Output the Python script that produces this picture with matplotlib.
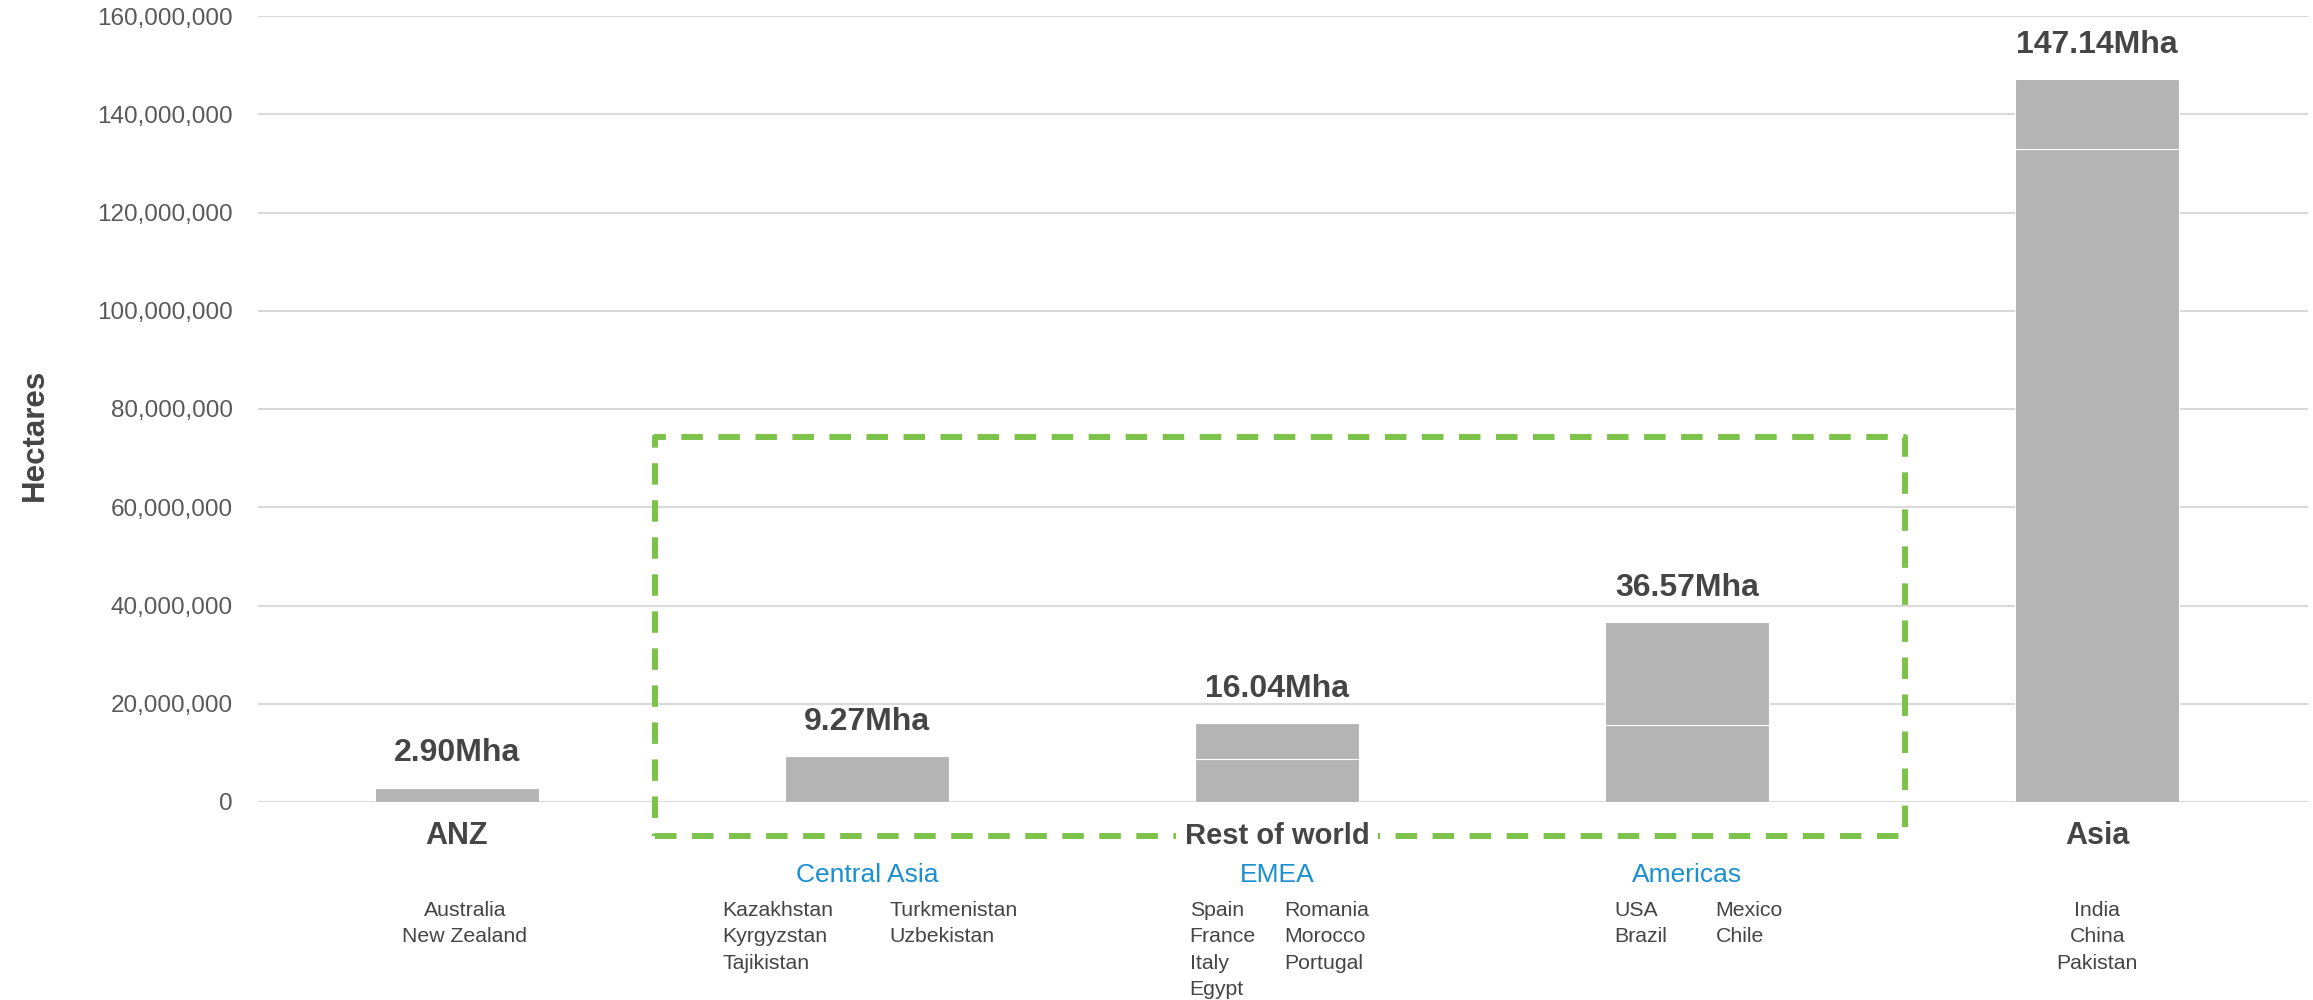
import matplotlib.pyplot as plt
from matplotlib.ticker import FuncFormatter

plt.rcParams['font.family'] = ['Liberation Sans', 'DejaVu Sans']

# data (million hectares)
regions = ['ANZ', 'Central Asia', 'EMEA', 'Americas', 'Asia']
totals = [2.90, 9.27, 16.04, 36.57, 147.14]
seg_low = [2.90, 9.27, 8.70, 15.60, 133.00]
seg_high = [0.0, 0.0, 7.34, 20.97, 14.14]
main_labels = {0: 'ANZ', 4: 'Asia'}
sub_labels = {1: 'Central Asia', 2: 'EMEA', 3: 'Americas'}
countries = {
    0: [['Australia', 'New Zealand']],
    1: [['Kazakhstan', 'Kyrgyzstan', 'Tajikistan'], ['Turkmenistan', 'Uzbekistan']],
    2: [['Spain', 'France', 'Italy', 'Egypt'], ['Romania', 'Morocco', 'Portugal']],
    3: [['USA', 'Brazil'], ['Mexico', 'Chile']],
    4: [['India', 'China', 'Pakistan']],
}
col_offsets = {1: [-0.353, 0.054], 2: [-0.213, 0.018], 3: [-0.177, 0.069]}
centre_offsets = {0: 0.02, 4: 0.0}

grey_bar = '#b4b4b4'
dark = '#454545'
tick_col = '#595959'
blue = '#1a8fd1'
green = '#7dc24b'

fig = plt.figure(figsize=(23.13, 10), dpi=100)
ax = fig.add_axes([0.1115, 0.198, 0.8865, 0.786])

x = list(range(len(regions)))
M = 1e6
ax.bar(x, [v * M for v in seg_low], width=0.4, color=grey_bar, edgecolor='white', linewidth=0.8, zorder=3)
ax.bar(x, [v * M for v in seg_high], width=0.4, bottom=[v * M for v in seg_low],
       color=grey_bar, edgecolor='white', linewidth=0.8, zorder=3)

for i, t in enumerate(totals):
    ax.annotate(f'{t:.2f}Mha', (i, t * M), xytext=(0, 14), textcoords='offset points',
                ha='center', va='bottom', fontsize=23, fontweight='bold', color=dark)

ax.set_xlim(-0.485, 4.515)
ax.set_ylim(0, 160 * M)
ax.set_yticks([i * 20 * M for i in range(9)])
ax.yaxis.set_major_formatter(FuncFormatter(lambda v, p: f'{int(v):,}'))
ax.tick_params(axis='y', length=0, pad=18, labelsize=17.5, labelcolor=tick_col)
ax.set_xticks([])
ax.grid(axis='y', color='#d9d9d9', linewidth=1.5, zorder=0)
for s in ax.spines.values():
    s.set_visible(False)

# dashed box around "rest of world"
bx = [0.483, 3.532, 3.532, 0.483, 0.483]
by = [-6.9 * M, -6.9 * M, 74.4 * M, 74.4 * M, -6.9 * M]
ax.plot(bx, by, color=green, linewidth=4.3, dashes=(3.6, 2.6), clip_on=False, zorder=4)

for i, lab in main_labels.items():
    ax.text(i, -6.9 * M, lab, ha='center', va='center', fontsize=22, fontweight='bold', color=dark, clip_on=False)
ax.text(2, -6.9 * M, 'Rest of world', ha='center', va='center', fontsize=21, fontweight='bold',
        color=dark, clip_on=False, zorder=5,
        bbox=dict(facecolor='white', edgecolor='none', pad=6))
for i, lab in sub_labels.items():
    ax.text(i, -14.8 * M, lab, ha='center', va='center', fontsize=19, color=blue, clip_on=False)

line_step = 5.4 * M
for i, cols in countries.items():
    if len(cols) == 1:
        for k, name in enumerate(cols[0]):
            ax.text(i + centre_offsets[i], -22.0 * M - k * line_step, name, ha='center', va='center',
                    fontsize=15.3, color=dark, clip_on=False)
    else:
        for c, col in enumerate(cols):
            for k, name in enumerate(col):
                ax.text(i + col_offsets[i][c], -22.0 * M - k * line_step, name, ha='left', va='center',
                        fontsize=15.3, color=dark, clip_on=False)

fig.text(35 / 2313, 1 - 435 / 1000, 'Hectares', rotation=90, ha='center', va='center',
         fontsize=22.5, fontweight='bold', color=dark)

fig.savefig('out.png', dpi=100, facecolor='white')
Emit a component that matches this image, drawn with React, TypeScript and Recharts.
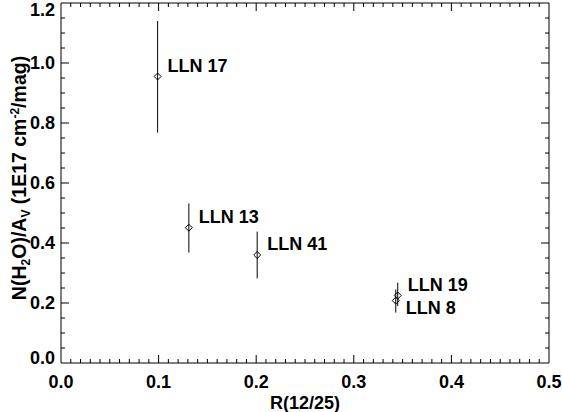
import React from 'react';
import { ComposedChart, Scatter, XAxis, YAxis, ErrorBar, ReferenceLine, ReferenceArea } from 'recharts';

// Data
const names = ['LLN 17', 'LLN 13', 'LLN 41', 'LLN 19', 'LLN 8'];
const ratio = [0.099, 0.131, 0.201, 0.345, 0.343];
const nh2oAv = [0.955, 0.451, 0.36, 0.225, 0.208];
const errLow = [0.768, 0.368, 0.282, 0.19, 0.168];
const errHigh = [1.14, 0.532, 0.438, 0.268, 0.245];
const labelBelow = [false, false, false, false, true];

const xTicks = [0, 0.1, 0.2, 0.3, 0.4, 0.5];
const yTicks = [0, 0.2, 0.4, 0.6, 0.8, 1.0, 1.2];

const data = names.map((n, i) => ({
  name: n,
  x: ratio[i],
  y: nh2oAv[i],
  err: [nh2oAv[i] - errLow[i], errHigh[i] - nh2oAv[i]],
  below: labelBelow[i],
}));

const FONT = '"Liberation Sans", Arial, Helvetica, sans-serif';
const X_MAX = 0.5;
const Y_MAX = 1.2;
// tick lengths in data units (plot is 488px x 360px)
const xUnitPerPx = X_MAX / 488;
const yUnitPerPx = Y_MAX / 360;

const round = (v: number) => Math.round(v * 1000) / 1000;
const xMinor: number[] = [];
for (let i = 1; i < 50; i++) if (i % 10 !== 0) xMinor.push(round(i * 0.01));
const yMinor: number[] = [];
for (let i = 1; i < 24; i++) if (i % 4 !== 0) yMinor.push(round(i * 0.05));

const DiamondShape = (props: any) => {
  const { cx, cy, payload } = props;
  if (cx == null || cy == null) return null;
  const r = 3.5;
  const ty = payload.below ? cy + 7 : cy - 11;
  return (
    <g>
      <polygon
        points={`${cx},${cy - r} ${cx + r},${cy} ${cx},${cy + r} ${cx - r},${cy}`}
        fill="none"
        stroke="#000"
        strokeWidth={1}
      />
      <text x={cx + 10} y={ty} dy="0.35em" fontFamily={FONT} fontWeight="bold" fontSize={18} fill="#000">
        {payload.name}
      </text>
    </g>
  );
};

const XTick = (props: any) => {
  const { x, y, payload } = props;
  return (
    <text x={x} y={y} dy="0.35em" textAnchor="middle" fontFamily={FONT} fontWeight="bold" fontSize={18} fill="#000">
      {Number(payload.value).toFixed(1)}
    </text>
  );
};

const YTick = (props: any) => {
  const { x, y, payload } = props;
  const yy = Math.min(Math.max(y, 10), 358);
  return (
    <text x={x} y={yy} dy="0.35em" textAnchor="end" fontFamily={FONT} fontWeight="bold" fontSize={18} fill="#000">
      {Number(payload.value).toFixed(1)}
    </text>
  );
};

const XTitle = (props: any) => {
  const vb = props.viewBox || {};
  return (
    <text x={vb.x + vb.width / 2} y={vb.y + 40} dy="0.35em" textAnchor="middle" fontFamily={FONT} fontWeight="bold" fontSize={18} fill="#000">
      R(12/25)
    </text>
  );
};

const YTitle = (props: any) => {
  const vb = props.viewBox || {};
  const cx = (vb.x ?? 0) + 19;
  const cy = (vb.y ?? 0) + 175;
  return (
    <text
      x={cx}
      y={cy}
      dy="0.35em"
      textAnchor="middle"
      transform={`rotate(-90 ${cx} ${cy})`}
      fontFamily={FONT}
      fontWeight="bold"
      fontSize={19.5}
      fill="#000"
    >
      <tspan>N(H</tspan>
      <tspan fontSize={12} dy="4">2</tspan>
      <tspan dy="-4">O)/A</tspan>
      <tspan fontSize={12} dy="4">V</tspan>
      <tspan dy="-4"> (1E17 cm</tspan>
      <tspan fontSize={12} dy="-7">-2</tspan>
      <tspan dy="7">/mag)</tspan>
    </text>
  );
};

export default function App() {
  const majorLenY = 8 * yUnitPerPx;
  const minorLenY = 4 * yUnitPerPx;
  const majorLenX = 8 * xUnitPerPx;
  const minorLenX = 4 * xUnitPerPx;

  const tickLines: React.ReactNode[] = [];
  xTicks.slice(1, -1).forEach((v) => {
    tickLines.push(<ReferenceLine key={`xb${v}`} segment={[{ x: v, y: 0 }, { x: v, y: majorLenY }]} stroke="#000" />);
    tickLines.push(<ReferenceLine key={`xt${v}`} segment={[{ x: v, y: Y_MAX }, { x: v, y: Y_MAX - majorLenY }]} stroke="#000" />);
  });
  xMinor.forEach((v) => {
    tickLines.push(<ReferenceLine key={`xbm${v}`} segment={[{ x: v, y: 0 }, { x: v, y: minorLenY }]} stroke="#000" />);
    tickLines.push(<ReferenceLine key={`xtm${v}`} segment={[{ x: v, y: Y_MAX }, { x: v, y: Y_MAX - minorLenY }]} stroke="#000" />);
  });
  yTicks.slice(1, -1).forEach((v) => {
    tickLines.push(<ReferenceLine key={`yl${v}`} segment={[{ x: 0, y: v }, { x: majorLenX, y: v }]} stroke="#000" />);
    tickLines.push(<ReferenceLine key={`yr${v}`} segment={[{ x: X_MAX, y: v }, { x: X_MAX - majorLenX, y: v }]} stroke="#000" />);
  });
  yMinor.forEach((v) => {
    tickLines.push(<ReferenceLine key={`ylm${v}`} segment={[{ x: 0, y: v }, { x: minorLenX, y: v }]} stroke="#000" />);
    tickLines.push(<ReferenceLine key={`yrm${v}`} segment={[{ x: X_MAX, y: v }, { x: X_MAX - minorLenX, y: v }]} stroke="#000" />);
  });

  return (
    <div style={{ position: 'absolute', left: 0, top: 0, width: 562, height: 412, background: '#fff' }}>
      <ComposedChart width={562} height={412} margin={{ top: 3, right: 13, bottom: 0, left: 0 }}>
        <XAxis
          type="number"
          dataKey="x"
          domain={[0, X_MAX]}
          ticks={xTicks}
          allowDataOverflow
          axisLine={false}
          tickLine={false}
          tickSize={0}
          tickMargin={19}
          height={49}
          tick={<XTick />}
          label={<XTitle />}
        />
        <YAxis
          type="number"
          dataKey="y"
          domain={[0, Y_MAX]}
          ticks={yTicks}
          allowDataOverflow
          axisLine={false}
          tickLine={false}
          tickSize={0}
          tickMargin={6}
          width={61}
          tick={<YTick />}
          label={<YTitle />}
        />
        <ReferenceArea x1={0} x2={X_MAX} y1={0} y2={Y_MAX} fill="none" stroke="#000" strokeWidth={1} />
        {tickLines}
        <Scatter data={data} dataKey="y" shape={<DiamondShape />} isAnimationActive={false}>
          <ErrorBar dataKey="err" direction="y" width={0} stroke="#000" strokeWidth={1} isAnimationActive={false} />
        </Scatter>
      </ComposedChart>
    </div>
  );
}
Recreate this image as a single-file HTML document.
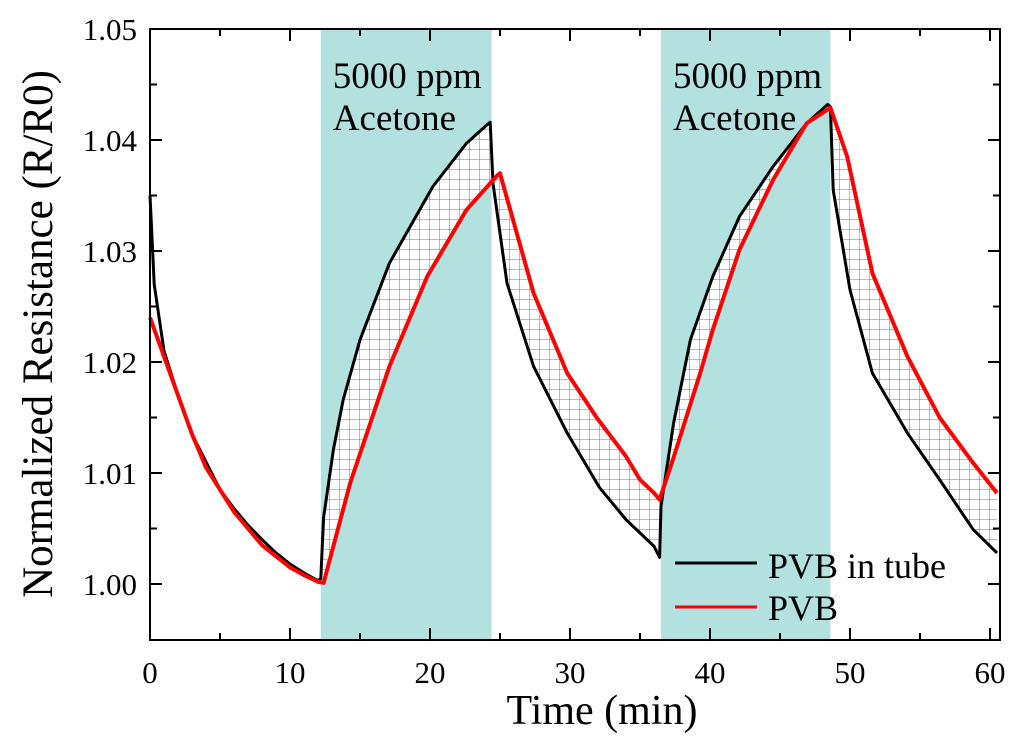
<!DOCTYPE html>
<html><head><meta charset="utf-8"><style>
body{margin:0;background:#fff}
svg text{font-family:"Liberation Serif",serif;fill:#000}
</style></head><body>
<svg id="c" width="1024" height="749" xmlns="http://www.w3.org/2000/svg">
<defs><pattern id="grid" width="10" height="10" patternUnits="userSpaceOnUse"><rect width="10" height="10" fill="#fff"/><path d="M10 0V10M0 10H10" stroke="#777" stroke-width="1" fill="none"/></pattern></defs>
<g id="bands"></g><g id="hatch"></g><g id="lines"></g><g id="axes"></g>
</svg>
<script>
const NS="http://www.w3.org/2000/svg";
const bandStarts=[12.2,36.5];
const bandEnds=[24.4,48.6];
const bandLabel1=["5000 ppm","5000 ppm"];
const bandLabel2=["Acetone","Acetone"];
const tubeT=[0,0.3,1,2,3,4,5,6,7,8,9,10,11,12,12.2,12.4,13.1,13.8,15,17.1,20.2,22.6,24.1,24.3,24.5,25.5,27.4,29.8,32.1,34,36,36.4,36.5,37.4,38.6,40.2,42.1,44.5,46.9,48.4,48.6,48.8,50,51.6,54.1,56.4,58.8,60.5];
const tubeR=[1.035,1.027,1.021,1.017,1.0135,1.011,1.0085,1.0068,1.0053,1.004,1.0028,1.0018,1.001,1.0003,1.0005,1.006,1.0121,1.0166,1.022,1.0289,1.0358,1.0397,1.0414,1.0416,1.0361,1.0271,1.0196,1.0136,1.0087,1.0058,1.0034,1.0024,1.007,1.0145,1.022,1.0277,1.0331,1.0376,1.0415,1.0432,1.043,1.0355,1.0265,1.019,1.0136,1.0094,1.0049,1.0028];
const pvbT=[0,1,2,3,4,5,6,7,8,9,10,11,12,12.4,14.3,17.1,19.8,22.6,24.8,25,26.2,27.4,29.8,31.9,34,35,36,36.4,37.4,39.3,40.2,42.1,44.5,46.9,48.6,49.8,51.6,54.1,56.4,58.8,60.5];
const pvbR=[1.024,1.0205,1.017,1.0135,1.0105,1.0085,1.0065,1.005,1.0035,1.0025,1.0015,1.0008,1.0002,1.0001,1.0091,1.0196,1.0277,1.0337,1.0368,1.037,1.0316,1.0262,1.019,1.015,1.0115,1.0094,1.0082,1.0076,1.0114,1.019,1.0229,1.0301,1.0364,1.0415,1.0429,1.0385,1.028,1.0205,1.015,1.0109,1.0082];
const xTicks=[0,10,20,30,40,50,60];
const yTicks=[1.00,1.01,1.02,1.03,1.04,1.05];
const yTickLabels=["1.00","1.01","1.02","1.03","1.04","1.05"];
const X0=150,X1=1000,Y0=29,Y1=640;
const sx=t=>150+14*t, sy=v=>584-(v-1)*11100;
function mk(tag,attrs,parent,name,text){const e=document.createElementNS(NS,tag);for(const k in attrs)e.setAttribute(k,attrs[k]);


if(text!==undefined)e.textContent=text;document.getElementById(parent).appendChild(e);return e;}
bandStarts.forEach((s,i)=>{
 mk('rect',{x:sx(s),y:Y0,width:sx(bandEnds[i])-sx(s),height:Y1-Y0,fill:'#b3e1e0'},'bands','exposure-band');
 mk('text',{x:sx(s)+12,y:88,'font-size':37},'bands','band-label',bandLabel1[i]);
 mk('text',{x:sx(s)+12,y:130,'font-size':37},'bands','band-label',bandLabel2[i]);
});
const tp=tubeT.map((t,i)=>[t,tubeR[i]]).filter(p=>p[0]>=11), pp=pvbT.map((t,i)=>[t,pvbR[i]]).filter(p=>p[0]>=11);
const hpts=tp.map(p=>sx(p[0])+','+sy(p[1])).concat(pp.reverse().map(p=>sx(p[0])+','+sy(p[1])));
mk('polygon',{points:hpts.join(' '),fill:'url(#grid)'},'hatch','difference-hatch');
mk('polyline',{points:tubeT.map((t,i)=>sx(t)+','+sy(tubeR[i])).join(' '),fill:'none',stroke:'#000','stroke-width':3,'stroke-linejoin':'round'},'lines','series-pvb-in-tube');
mk('polyline',{points:pvbT.map((t,i)=>sx(t)+','+sy(pvbR[i])).join(' '),fill:'none',stroke:'#f00','stroke-width':4,'stroke-linejoin':'round'},'lines','series-pvb');
mk('rect',{x:X0,y:Y0,width:X1-X0,height:Y1-Y0,fill:'none',stroke:'#000','stroke-width':2},'axes','plot-frame');
for(let t=0;t<=60;t+=5){const maj=t%10===0;
 mk('line',{x1:sx(t),x2:sx(t),y1:Y1,y2:Y1-(maj?12:7),stroke:'#000','stroke-width':2},'axes','x-tick');
 mk('line',{x1:sx(t),x2:sx(t),y1:Y0,y2:Y0+(maj?12:7),stroke:'#000','stroke-width':2},'axes','x-tick-top');}
xTicks.forEach(t=>mk('text',{x:sx(t),y:683,'font-size':31,'text-anchor':'middle'},'axes','x-tick-label',String(t)));
for(let k=0;k<=10;k++){const v=1+k*0.005,maj=k%2===0;
 mk('line',{x1:X0,x2:X0+(maj?12:7),y1:sy(v),y2:sy(v),stroke:'#000','stroke-width':2},'axes','y-tick');
 mk('line',{x1:X1,x2:X1-(maj?12:7),y1:sy(v),y2:sy(v),stroke:'#000','stroke-width':2},'axes','y-tick-right');}
yTicks.forEach((v,i)=>mk('text',{x:137,y:sy(v)+11,'font-size':31,'text-anchor':'end'},'axes','y-tick-label',yTickLabels[i]));
mk('text',{x:602,y:724,'font-size':42,'text-anchor':'middle'},'axes','x-axis-title','Time (min)');
mk('text',{x:0,y:0,'font-size':43,'text-anchor':'middle',transform:'translate(52,334) rotate(-90)'},'axes','y-axis-title','Normalized Resistance (R/R0)');
mk('line',{x1:675,x2:757,y1:563,y2:563,stroke:'#000','stroke-width':3},'axes','legend-swatch-pvb-in-tube');
mk('text',{x:768,y:578,'font-size':36},'axes','legend-label-pvb-in-tube','PVB in tube');
mk('line',{x1:675,x2:757,y1:607,y2:607,stroke:'#f00','stroke-width':3},'axes','legend-swatch-pvb');
mk('text',{x:768,y:620,'font-size':36},'axes','legend-label-pvb','PVB');
</script>
</body></html>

********************

EXERCISE DESCRIPTION
Wherever the word "this" occurs in a line of the listing, copy that line.

FINISHED ANSWER
Output the Python script that produces this picture with matplotlib.
Emit a component that matches this image, drawn with React, TypeScript and Recharts.
Recreate this image as a single-file HTML document.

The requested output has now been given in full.